The second part of this week will thus be dedicated (for me) to look for the origin of these problems. And we should also add some automatic tests (at least check that the code compiles) for the Continuous Integration. This will be done after the Wi-Fi/music problem is solved, so probably during the holidays.
As said in my previous post, I’ve worked on the Wi-Fi module. And it works very well. Using the module itself was much easier than expected. I just have to send commands to it on a serial connection to make it works. And it’s very easy to show a nice user interface to select the proper Wi-Fi network to connect to because it’s already provided by the OS embedded in the module.
I had more problems to configure the UART bus on the development board, even though it seems a very simple task. Most of the problems were quite stupid. For instance, on the Olimex E407 board, the pin number 8 on the Port D connector doesn’t correspond to GPIOD8 !! Because pins 1 and 2 are Vcc and GND. Once you discover it, you realize that you’ve spent the last hour working for nothing, really.
But now, everything works fine: I’m able to connect to my Wi-Fi network, to read web pages and to use the API of our server to update the database.
Now, I’ll continue to work with the Wi-Fi module and try to make it connect to the websockets Tanguy has created on our server.
Since last Sunday, I worked on the PCB and on the server. First, on the PCB, I did a complete check of both the schematic and the routing, to find the remaining errors. Alexis also did it on his side, and we both found errors. After having corrected them, I gave my approval to send the PCB to the factory, and so did Tanguy. We should have received them in 8 working days. But as we don’t really need them during Christmas holidays, a longer delay is possible (which is good as it reduces the cost). So our PCBs have still not been sent. But we received 2 evaluation boards for the Wi-Fi module.
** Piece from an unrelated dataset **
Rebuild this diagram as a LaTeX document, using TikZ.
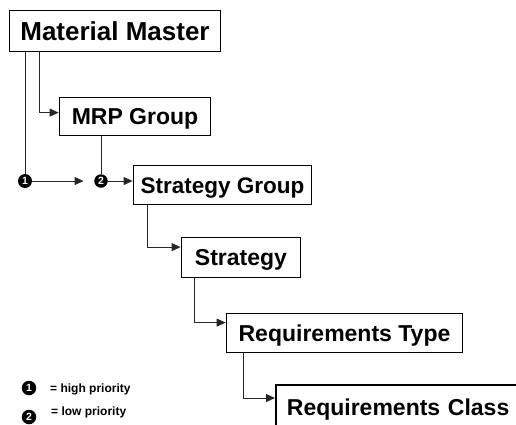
\documentclass[tikz,border=0pt]{standalone}
\usepackage{fontspec}
\setmainfont{Liberation Sans}
\usetikzlibrary{arrows.meta}
\begin{document}
\begin{tikzpicture}[x=1pt,y=-1pt,
  box/.style={draw=black, line width=1.8pt, fill=white, inner sep=0pt,
    text height=16.5pt, text depth=0pt,
    font=\bfseries\fontsize{23}{26}\selectfont},
  link/.style={draw=black!85, line width=1pt},
  arr/.style={link, -{Triangle[length=9pt,width=8pt]}},
  badge/.style={circle, fill=black, text=white, inner sep=0pt, minimum size=14pt,
    font=\bfseries\fontsize{10.5}{10.5}\selectfont},
  legendtext/.style={anchor=base west, inner sep=0pt,
    font=\bfseries\fontsize{12}{14}\selectfont}]
\useasboundingbox (0,0) rectangle (516,424);
\clip (0,0) rectangle (516,424);

% boxes
\node[box, minimum width=211pt, minimum height=41pt, text height=18.5pt,
  font=\bfseries\fontsize{26}{29}\selectfont] (mm) at (115,31) {Material Master};
\node[box, minimum width=151pt, minimum height=38pt] (mrp) at (135,116.5) {MRP Group};
\node[box, minimum width=178pt, minimum height=39pt,
  font=\bfseries\fontsize{22.5}{26}\selectfont] (sg) at (222.5,185) {Strategy Group};
\node[box, minimum width=119pt, minimum height=40pt] (st) at (241,257.5) {Strategy};
\node[box, minimum width=236pt, minimum height=39pt] (rt) at (344.5,333) {Requirements Type};
\node[box, anchor=north west, text width=230pt, align=left, inner xsep=11pt,
  minimum height=44pt] (rc) at (275,384) {Requirements Class};

% priority badges
\node[badge] (c1) at (25,181) {1};
\node[badge, minimum size=13.5pt] (c2) at (101,181) {2};

% connectors
\draw[link] (c1 |- mm.south) -- (c1.north);
\draw[arr] ([xshift=31pt]mm.south west) |- ([yshift=-16pt]mrp.north west);
\draw[arr] (c1.east) -- ([xshift=-10.5pt]c2.west);
\draw[link] (c2 |- mrp.south) -- (c2.north);
\draw[arr] (c2.east) -- (sg.west |- c2);
\draw[arr] ([xshift=15pt]sg.south west) |- ([yshift=-10.5pt]st.north west);
\draw[arr] ([xshift=14pt]st.south west) |- ([yshift=-10pt]rt.north west);
\draw[arr] ([xshift=18pt]rt.south west) |- ([yshift=-14pt]rc.north west);

% legend
\node[badge, minimum size=14.5pt] (l1) at (29,388) {1};
\node[badge, minimum size=14.5pt] (l2) at (29,417) {2};
\node[legendtext] (t1) at (50,392) {= high priority};
\node[legendtext] (t2) at (51,415) {= low priority};
\end{tikzpicture}
\end{document}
Thanks to them, we’ll have the opportunity to develop the driver to control the Wi-Fi connection with ChibiOS. Alexis will also solder an evaluation board for the Bluetooth module, so that we can also work on it during the holidays.
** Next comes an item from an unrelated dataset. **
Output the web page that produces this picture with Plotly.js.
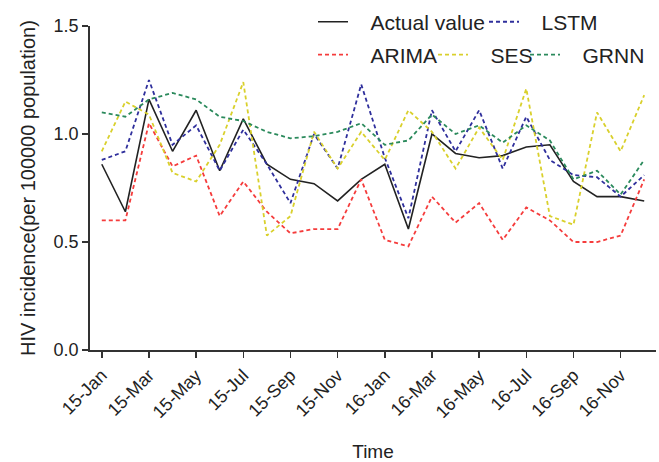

After having finished my work on the PCB, I spent several hours on the server. I faced many problems with
git subrepo, and thanks to Perceval help, I manage to get rid of it. So now, it’s much easier to work with Heroku. I’ve added authentication to our server and I tried to add links between the tables in our database. But I faced several problems, some due to the facts that I didn’t wrote all the code (Tanguy is also working on the server) and that I assumed things that happened to be different (for instance, we use a Postgre database on Heroku but a SQLite one for Continuous Integration because Tanguy has the impression that it’s not possible to install a Postgre database in the test environment).
As working on almost the same thing at the same time seems to be a rather bad solution, I will probably start to work on the Wi-Fi module and let Tanguy continue his work on the server. So by the end of the week, I will learn how ZentriOS works and start to write the driver that will control the Wi-Fi module.